Lil’ Red & The Rooster – Soul Burnin’ | Album Review

Lil’ Red & The Rooster – Soul Burnin’

Lil’ Red Records LLR03

12 songs – 47 minutes

Splitting their time between Ohio and France, Lil’ Red & The Rooster are an interesting duo who deliver a classy take on traditional, jazz infused blues in this collection, which was produced and recorded by Chicagoan Dave Specter.

The duo features Westerfield, Ohio, native Jennifer “Lil’ Red” Milligan on washboard and vocals. She’s a multi-talented artist who’s been performing since childhood with careers in theater and choreography as well as music. At 22, she traveled the national as a lead artists in a national touring company presentation of Hair.

Influenced heavily by Ella Fitzgerald, Etta James and Dinah Washington, she’s also taught jazz vocalization under the direction of the late Michelle Horsefield, who worked with Fats Waller, Eddie Condon and Cliff Jackson, and her blues training has come under the tutelage of both Diunna Greenleaf and Teeny Tucker.

This is Lil’ Red & The Rooster’s second CD, a follow up to 2013’s Out Of The Coop. Two years after that release, they represented the Columbus Blues Alliance at the International Blues Challenge and also were finalists in a French competition.

Her partner in this venture is classically trained guitarist Pascal Fouquet. Raised on a farm in France’s Normandy region, he plays traditional, baritone and banjo axes. His background includes three CDs with in the early 2000s with the famed The Hoodoomen, with whom Lil’ Red also recorded, and several more with band leader Drew Davies, one of the top saxophonists in Britain. A 40-year veteran of the music business, Fouquet won back-to-back honors as French blues guitarist of the year.

Recorded in Chicago at Blaise Barton’s JoyRide Studio, all of the tunes on Soul Burnin’ were written by the duo in full-band arrangement aided by boogie keyboard player Ricky Nye, who splits his time between his native Cincinnati and Paris, and the French rhythm section of drummer Denis Agenet and upright bassist Abdell “B. Bop” Bouyousfi.

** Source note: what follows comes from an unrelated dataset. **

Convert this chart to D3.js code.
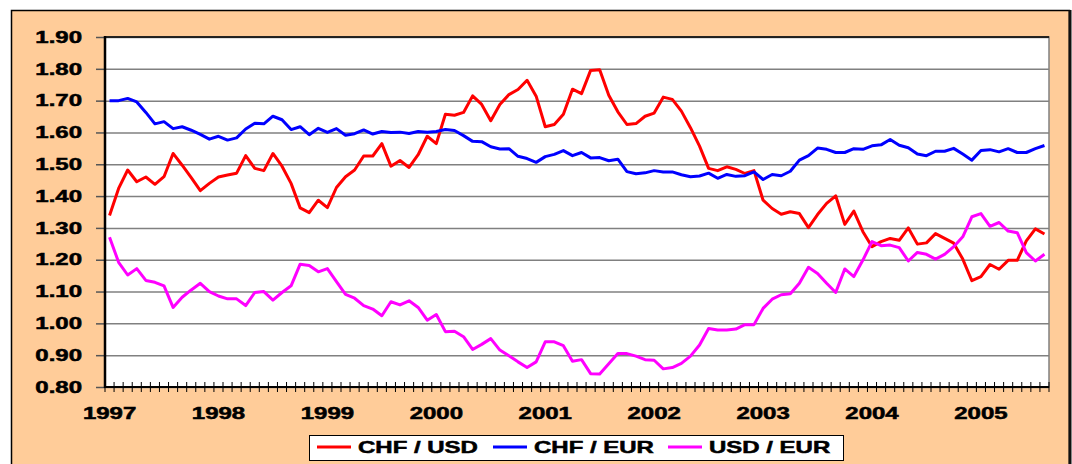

They’re augmented by Specter, who contributes guitar on three tracks, as well as vocalists Shaun Booker, Caroline Rau and Jeff Morrow.

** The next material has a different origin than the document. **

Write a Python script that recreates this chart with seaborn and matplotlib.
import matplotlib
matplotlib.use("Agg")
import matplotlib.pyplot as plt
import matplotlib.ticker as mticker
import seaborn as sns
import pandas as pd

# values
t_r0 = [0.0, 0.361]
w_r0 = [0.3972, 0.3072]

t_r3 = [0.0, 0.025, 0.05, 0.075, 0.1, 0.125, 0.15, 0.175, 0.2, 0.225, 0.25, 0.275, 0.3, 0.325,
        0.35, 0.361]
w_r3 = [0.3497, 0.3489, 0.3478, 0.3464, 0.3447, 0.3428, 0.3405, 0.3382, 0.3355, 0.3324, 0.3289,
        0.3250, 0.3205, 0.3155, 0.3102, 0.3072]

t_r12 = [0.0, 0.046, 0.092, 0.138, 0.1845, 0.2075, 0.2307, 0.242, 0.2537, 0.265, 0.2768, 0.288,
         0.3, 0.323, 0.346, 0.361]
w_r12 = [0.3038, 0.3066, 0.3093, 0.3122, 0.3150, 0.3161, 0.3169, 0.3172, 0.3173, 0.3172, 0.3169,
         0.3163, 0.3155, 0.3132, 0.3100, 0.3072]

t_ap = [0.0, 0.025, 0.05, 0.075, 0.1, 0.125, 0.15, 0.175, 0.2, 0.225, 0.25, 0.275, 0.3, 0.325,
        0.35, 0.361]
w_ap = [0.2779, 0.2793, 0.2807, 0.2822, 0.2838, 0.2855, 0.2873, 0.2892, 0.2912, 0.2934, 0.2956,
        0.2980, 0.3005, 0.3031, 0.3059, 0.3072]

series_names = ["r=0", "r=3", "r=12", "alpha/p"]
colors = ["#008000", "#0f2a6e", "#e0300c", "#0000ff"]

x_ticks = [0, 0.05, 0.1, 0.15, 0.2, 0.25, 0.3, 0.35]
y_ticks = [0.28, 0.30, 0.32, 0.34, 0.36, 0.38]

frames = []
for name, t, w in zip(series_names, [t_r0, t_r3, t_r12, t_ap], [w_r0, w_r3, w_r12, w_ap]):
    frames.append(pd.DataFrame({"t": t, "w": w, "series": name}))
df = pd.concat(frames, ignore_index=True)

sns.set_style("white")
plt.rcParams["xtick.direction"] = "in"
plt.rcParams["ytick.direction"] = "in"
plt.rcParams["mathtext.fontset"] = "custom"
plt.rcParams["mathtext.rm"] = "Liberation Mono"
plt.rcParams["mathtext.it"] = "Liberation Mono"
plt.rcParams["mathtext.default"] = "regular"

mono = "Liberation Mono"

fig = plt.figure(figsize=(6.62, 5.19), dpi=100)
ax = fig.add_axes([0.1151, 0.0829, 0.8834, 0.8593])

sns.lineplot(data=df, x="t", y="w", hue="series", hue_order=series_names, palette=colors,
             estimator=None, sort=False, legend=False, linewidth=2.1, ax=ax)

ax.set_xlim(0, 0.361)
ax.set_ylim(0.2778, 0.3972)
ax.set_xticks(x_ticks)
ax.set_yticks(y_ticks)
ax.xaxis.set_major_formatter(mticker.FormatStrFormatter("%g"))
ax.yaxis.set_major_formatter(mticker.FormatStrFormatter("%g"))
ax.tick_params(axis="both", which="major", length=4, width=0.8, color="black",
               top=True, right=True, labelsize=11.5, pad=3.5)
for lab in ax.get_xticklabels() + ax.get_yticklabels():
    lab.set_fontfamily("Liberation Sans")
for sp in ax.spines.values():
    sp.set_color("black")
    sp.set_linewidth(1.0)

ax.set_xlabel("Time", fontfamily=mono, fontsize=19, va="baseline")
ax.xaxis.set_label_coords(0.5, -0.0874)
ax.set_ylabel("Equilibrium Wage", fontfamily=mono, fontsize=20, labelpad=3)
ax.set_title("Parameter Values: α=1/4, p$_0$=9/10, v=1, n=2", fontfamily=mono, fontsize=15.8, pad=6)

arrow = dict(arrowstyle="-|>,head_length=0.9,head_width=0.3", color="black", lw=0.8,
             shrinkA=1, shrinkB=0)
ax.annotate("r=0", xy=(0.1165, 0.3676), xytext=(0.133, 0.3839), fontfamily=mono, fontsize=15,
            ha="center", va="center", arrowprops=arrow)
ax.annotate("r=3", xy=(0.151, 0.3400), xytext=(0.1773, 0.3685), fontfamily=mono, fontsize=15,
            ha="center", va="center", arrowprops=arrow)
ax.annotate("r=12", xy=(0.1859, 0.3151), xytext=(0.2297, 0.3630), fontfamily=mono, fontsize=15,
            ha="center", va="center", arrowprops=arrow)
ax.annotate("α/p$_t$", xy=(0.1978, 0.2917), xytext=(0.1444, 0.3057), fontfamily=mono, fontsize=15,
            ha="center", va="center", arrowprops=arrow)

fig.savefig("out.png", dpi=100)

Lil’ Red channels blues singers of the ‘30s and ‘40s as she opens “Soul Burnin’ Wrong,” a highly topical original in today’s world that speaks out against rape, senseless murder of innocent blacks and more acapella as she preaches for cross-cultural love and understanding. She’s a powerful, expressive alto. Fouquet joins in guitar after the first few bars before the rhythm section starts swinging to join the action. Nye takes you to church with a brief organ solo, and Pascal’s touch on the strings is light and breezy throughout.

The subject lightens for the Delta and slide flavored “Catch That Train,” a tribute to chance meetings on the rails that lead to lasting friendships, while “Listen” offers up some sound advice: Fighting your obstacles doesn’t always work; often it’s best to separate yourself from the action and pay attention to what’s truly going on. Next up, “Narcissistic Blues” features Specter and Nye as it slams self-involved people with a true Chicago mid-tempo shuffle feel. Fouquet stretches out on the six-string for the pleasing instrumental “Coq A Doodlin’” next, giving the rhythm section space to shine, while “Black Cat Fever” – a tune that would have fit comfortably in a high-society saloon in the ‘50s — puts an interesting spin on being doomed after biting the apple and letting the serpent win.

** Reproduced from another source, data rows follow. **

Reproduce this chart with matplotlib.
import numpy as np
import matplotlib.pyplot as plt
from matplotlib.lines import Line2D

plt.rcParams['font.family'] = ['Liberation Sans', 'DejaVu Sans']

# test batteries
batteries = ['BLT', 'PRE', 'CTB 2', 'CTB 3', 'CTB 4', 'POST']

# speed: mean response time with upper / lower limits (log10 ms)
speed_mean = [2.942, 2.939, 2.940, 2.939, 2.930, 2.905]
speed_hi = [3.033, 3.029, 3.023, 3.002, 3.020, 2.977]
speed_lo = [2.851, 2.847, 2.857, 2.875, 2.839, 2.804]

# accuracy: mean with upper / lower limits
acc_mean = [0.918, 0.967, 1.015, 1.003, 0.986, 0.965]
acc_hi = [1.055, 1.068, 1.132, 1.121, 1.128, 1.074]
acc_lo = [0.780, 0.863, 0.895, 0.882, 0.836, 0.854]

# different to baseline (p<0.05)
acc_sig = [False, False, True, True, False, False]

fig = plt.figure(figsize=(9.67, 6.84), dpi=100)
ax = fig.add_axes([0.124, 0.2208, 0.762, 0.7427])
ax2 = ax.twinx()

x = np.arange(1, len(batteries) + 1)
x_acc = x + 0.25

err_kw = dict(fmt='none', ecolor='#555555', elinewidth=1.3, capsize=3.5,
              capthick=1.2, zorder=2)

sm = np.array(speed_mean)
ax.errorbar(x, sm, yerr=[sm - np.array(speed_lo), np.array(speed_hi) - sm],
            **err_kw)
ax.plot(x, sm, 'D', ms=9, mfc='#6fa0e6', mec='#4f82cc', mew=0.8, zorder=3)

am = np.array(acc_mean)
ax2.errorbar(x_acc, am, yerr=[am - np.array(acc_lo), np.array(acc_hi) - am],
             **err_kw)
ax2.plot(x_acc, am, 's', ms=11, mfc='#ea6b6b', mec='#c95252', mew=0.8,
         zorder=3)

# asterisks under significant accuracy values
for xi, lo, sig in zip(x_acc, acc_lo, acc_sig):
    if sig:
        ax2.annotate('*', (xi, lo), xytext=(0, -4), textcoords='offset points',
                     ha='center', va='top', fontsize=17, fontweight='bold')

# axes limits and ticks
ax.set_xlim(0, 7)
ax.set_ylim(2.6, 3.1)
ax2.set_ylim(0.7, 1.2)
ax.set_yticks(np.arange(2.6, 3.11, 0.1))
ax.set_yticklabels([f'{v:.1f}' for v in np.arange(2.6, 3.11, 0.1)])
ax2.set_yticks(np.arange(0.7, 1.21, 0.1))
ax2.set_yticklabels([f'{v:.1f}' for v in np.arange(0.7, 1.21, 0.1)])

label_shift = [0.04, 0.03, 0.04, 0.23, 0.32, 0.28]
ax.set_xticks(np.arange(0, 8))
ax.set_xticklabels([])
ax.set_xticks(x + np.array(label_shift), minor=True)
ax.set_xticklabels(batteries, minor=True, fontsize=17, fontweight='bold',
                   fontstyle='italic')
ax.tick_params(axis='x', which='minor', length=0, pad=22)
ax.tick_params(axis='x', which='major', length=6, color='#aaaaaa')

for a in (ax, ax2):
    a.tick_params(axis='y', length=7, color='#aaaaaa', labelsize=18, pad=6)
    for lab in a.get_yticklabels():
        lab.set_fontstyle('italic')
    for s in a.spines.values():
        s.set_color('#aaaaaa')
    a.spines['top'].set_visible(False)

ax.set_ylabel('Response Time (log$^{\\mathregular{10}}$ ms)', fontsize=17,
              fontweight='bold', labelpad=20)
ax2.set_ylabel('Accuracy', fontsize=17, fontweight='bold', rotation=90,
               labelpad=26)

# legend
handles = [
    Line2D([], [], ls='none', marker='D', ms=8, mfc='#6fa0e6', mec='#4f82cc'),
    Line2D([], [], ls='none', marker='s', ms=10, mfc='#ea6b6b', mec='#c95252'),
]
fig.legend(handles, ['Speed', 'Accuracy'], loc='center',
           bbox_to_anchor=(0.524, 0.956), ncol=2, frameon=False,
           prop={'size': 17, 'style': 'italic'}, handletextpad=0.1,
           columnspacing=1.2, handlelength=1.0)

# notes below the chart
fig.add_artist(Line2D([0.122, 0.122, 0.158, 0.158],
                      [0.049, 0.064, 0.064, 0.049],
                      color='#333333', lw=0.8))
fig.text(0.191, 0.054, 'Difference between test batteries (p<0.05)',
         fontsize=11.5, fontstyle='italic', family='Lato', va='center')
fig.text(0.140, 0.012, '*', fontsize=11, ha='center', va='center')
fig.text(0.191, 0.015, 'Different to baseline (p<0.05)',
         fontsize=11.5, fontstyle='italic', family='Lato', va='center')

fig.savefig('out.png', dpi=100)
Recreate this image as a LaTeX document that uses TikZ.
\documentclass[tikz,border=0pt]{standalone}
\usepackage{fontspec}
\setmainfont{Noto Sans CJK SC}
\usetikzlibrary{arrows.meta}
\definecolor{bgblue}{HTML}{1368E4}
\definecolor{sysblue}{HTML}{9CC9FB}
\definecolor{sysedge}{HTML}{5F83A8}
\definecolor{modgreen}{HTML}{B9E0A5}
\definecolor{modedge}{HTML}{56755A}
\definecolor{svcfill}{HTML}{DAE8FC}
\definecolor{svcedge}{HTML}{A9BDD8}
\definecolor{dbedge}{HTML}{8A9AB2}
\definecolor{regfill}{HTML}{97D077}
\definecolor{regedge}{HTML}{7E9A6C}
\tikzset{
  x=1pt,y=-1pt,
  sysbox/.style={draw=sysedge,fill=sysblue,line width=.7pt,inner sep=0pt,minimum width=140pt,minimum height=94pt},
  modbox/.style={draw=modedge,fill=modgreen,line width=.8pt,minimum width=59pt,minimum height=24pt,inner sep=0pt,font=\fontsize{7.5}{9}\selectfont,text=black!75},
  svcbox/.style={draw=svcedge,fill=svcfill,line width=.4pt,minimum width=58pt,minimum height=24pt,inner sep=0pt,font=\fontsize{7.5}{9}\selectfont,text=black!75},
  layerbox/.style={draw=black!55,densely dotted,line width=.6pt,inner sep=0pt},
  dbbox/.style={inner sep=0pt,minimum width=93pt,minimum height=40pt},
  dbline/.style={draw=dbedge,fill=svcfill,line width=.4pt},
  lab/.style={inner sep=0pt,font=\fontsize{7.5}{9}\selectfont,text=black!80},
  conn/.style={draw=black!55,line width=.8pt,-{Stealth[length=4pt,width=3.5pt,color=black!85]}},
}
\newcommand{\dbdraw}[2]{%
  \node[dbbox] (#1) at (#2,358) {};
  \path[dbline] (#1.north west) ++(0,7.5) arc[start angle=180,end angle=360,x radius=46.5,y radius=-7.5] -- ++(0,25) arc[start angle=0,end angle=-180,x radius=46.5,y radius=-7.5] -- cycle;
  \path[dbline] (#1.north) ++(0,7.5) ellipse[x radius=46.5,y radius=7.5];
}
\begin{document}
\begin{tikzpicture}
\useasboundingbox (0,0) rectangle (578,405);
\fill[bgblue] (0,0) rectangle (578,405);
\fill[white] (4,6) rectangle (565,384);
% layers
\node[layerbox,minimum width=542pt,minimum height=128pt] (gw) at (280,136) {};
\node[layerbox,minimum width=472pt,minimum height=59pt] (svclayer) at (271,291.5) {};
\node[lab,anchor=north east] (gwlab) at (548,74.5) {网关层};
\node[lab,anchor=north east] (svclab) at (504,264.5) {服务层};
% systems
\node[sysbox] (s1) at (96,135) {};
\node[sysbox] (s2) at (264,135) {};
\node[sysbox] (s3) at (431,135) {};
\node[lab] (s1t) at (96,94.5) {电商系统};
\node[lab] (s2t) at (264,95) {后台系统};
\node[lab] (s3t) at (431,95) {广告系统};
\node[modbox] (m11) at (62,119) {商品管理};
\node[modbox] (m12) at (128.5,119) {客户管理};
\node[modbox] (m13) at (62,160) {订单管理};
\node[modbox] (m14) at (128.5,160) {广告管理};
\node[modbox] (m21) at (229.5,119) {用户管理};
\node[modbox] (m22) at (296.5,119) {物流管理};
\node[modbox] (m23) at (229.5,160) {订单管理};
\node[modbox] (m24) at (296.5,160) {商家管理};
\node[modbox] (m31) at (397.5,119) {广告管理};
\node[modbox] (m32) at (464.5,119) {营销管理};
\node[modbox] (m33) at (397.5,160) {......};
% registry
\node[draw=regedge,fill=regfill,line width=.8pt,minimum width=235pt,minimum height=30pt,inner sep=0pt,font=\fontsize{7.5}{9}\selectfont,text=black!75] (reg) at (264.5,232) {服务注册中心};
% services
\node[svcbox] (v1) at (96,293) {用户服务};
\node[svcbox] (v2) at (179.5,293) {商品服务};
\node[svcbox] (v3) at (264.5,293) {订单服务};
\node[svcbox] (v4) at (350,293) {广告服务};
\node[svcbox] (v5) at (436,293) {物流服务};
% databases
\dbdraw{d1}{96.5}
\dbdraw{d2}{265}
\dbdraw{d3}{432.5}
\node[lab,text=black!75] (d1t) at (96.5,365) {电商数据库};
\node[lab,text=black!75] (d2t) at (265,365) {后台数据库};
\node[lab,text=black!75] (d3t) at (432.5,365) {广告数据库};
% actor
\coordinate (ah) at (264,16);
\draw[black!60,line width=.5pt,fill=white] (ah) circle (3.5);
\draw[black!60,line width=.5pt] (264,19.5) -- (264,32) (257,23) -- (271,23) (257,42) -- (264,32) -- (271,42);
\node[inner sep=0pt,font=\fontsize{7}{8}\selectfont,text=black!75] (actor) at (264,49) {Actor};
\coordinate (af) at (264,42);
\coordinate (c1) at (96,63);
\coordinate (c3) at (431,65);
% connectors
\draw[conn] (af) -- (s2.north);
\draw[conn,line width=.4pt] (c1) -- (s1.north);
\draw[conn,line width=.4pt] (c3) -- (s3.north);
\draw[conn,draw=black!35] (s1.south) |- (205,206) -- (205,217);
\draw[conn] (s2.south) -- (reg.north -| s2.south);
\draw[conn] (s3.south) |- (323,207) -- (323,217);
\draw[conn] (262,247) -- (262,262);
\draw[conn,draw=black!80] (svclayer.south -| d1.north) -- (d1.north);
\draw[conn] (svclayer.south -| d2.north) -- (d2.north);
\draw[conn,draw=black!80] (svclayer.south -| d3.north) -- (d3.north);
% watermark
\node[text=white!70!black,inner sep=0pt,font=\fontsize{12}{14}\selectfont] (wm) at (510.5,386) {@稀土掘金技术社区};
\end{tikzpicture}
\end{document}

“Respect Your Sisters” delivers a funky warning to lady friends who talk behind Lil’ Red’s back before the jazzy “TicToc” sings about a man who’s late in arriving for a date with Lil’ Red discovering much too late that he’d simply fallen asleep at home. The theme continues with “Hey Mister Mister,” who’s bringing the lady down, before the instrumental guitar bonanza “Big Boy Boogie,” “Chicken Scratch,” which describes Lil’ Red’s first meeting in France with Pascal with a Howlin’ Wolf tune playing in the background, and the ballad “Occupy My Mind” bring the action to a close.

Relaxed and sweet throughout, Soul Burnin’ is totally enjoyable blues with a cabaret jazz feel. Available through Amazon, this one’s for you if you’re adventurous. It’s original and different.